Market 'bulls' had their first winning week in a long time.

October futures were +2.47 and December was +3.65. Wholesale beef was +0.87 for choice and -0.47 for select through today's morning meat report.

Early week cash cattle sales were disappointing with $103 and $163 posted in the North on Wednesday. That would be a new low for the current downtrend.

At the time of this writing, we are still waiting on Friday sales. We assume that will hold good news as packers moved bids up to $105 on a live basis and $166 dressed. Last week's trade was at $104 and $105.

There is talk starting about a potential low for the year in cattle. On the last topic, Allendale is 50/50. Though our placement models imply the biggest supply week is still in front of us, at significant highs and lows in markets the exact price peak is more more on psychology than the exact peak supply.

In recent days, the market has learned that end users are interested in buying this lower priced beef. This week we noted that procurement for the 22 - 60 day delivery period is 57% over last year. That certainly is good news. Traders won't forget that buying for extended delivery was one of the supportive issues seen this past spring. On the other hand, that is not the whole story for fall prices.

What about supply?

The week's cattle kill came in at 555,000 head according to USDA's weekly packer survey. That was right next to our 554,000 estimate noted this morning. This week's kill would be 4.8% over last year. The past four weeks have run 5.6% over last year.

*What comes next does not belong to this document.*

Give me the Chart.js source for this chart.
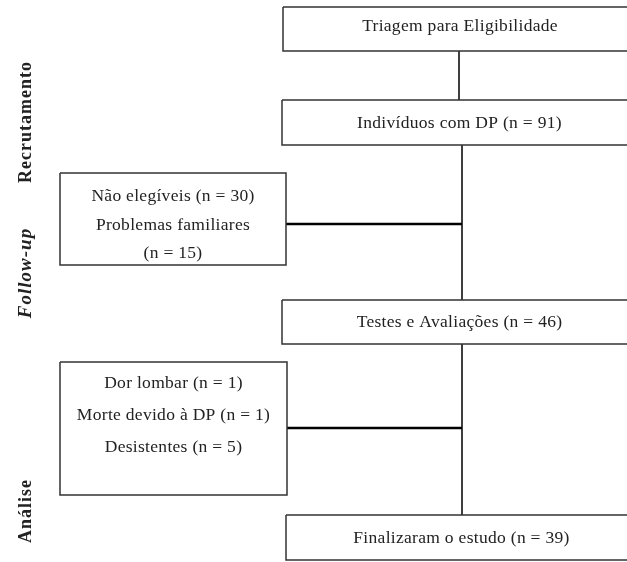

Thursday's cattle weight data showed that steers are 1.0% under last year and heifers are 0.5% under. That is obviously a clear improvement over the 3.5% and 4.0% lower than last year numbers we were dealing with back in May.
Yesterday's July export data release was slightly disappointing. Beef exports in July were 11% over last year. Beef imports were also strong though at 12% over last year. We increased our net importer status from 56 million lbs in June to now 62 million in July. The release of weekly export data today was bearish at 5,921 tonnes. This was the second lowest of the year and 48% under last year in the same week.

It is interesting to note that this market is doing a very similar thing to last year, just before the last bearish leg of the decline. Last year, the December contract posted a rally from Sep 6 to Sep 21 that totaled 7.5% ($7.60). This year's rally on the December has totaled 6.3% ($6.70). We certainly could be putting in a market low but we are not fully on-board. We do like the idea of enacting long term buys on the fall low but whether that point has been made is the question.

Those following our advice sold August cattle in the $120 - $123 range using options and rolled that into October. Feed costs should be locked in via December corn options on the July 3 open when December corn was at $3.95. That was made with a limited risk December option strategy that would only be out 10 cents.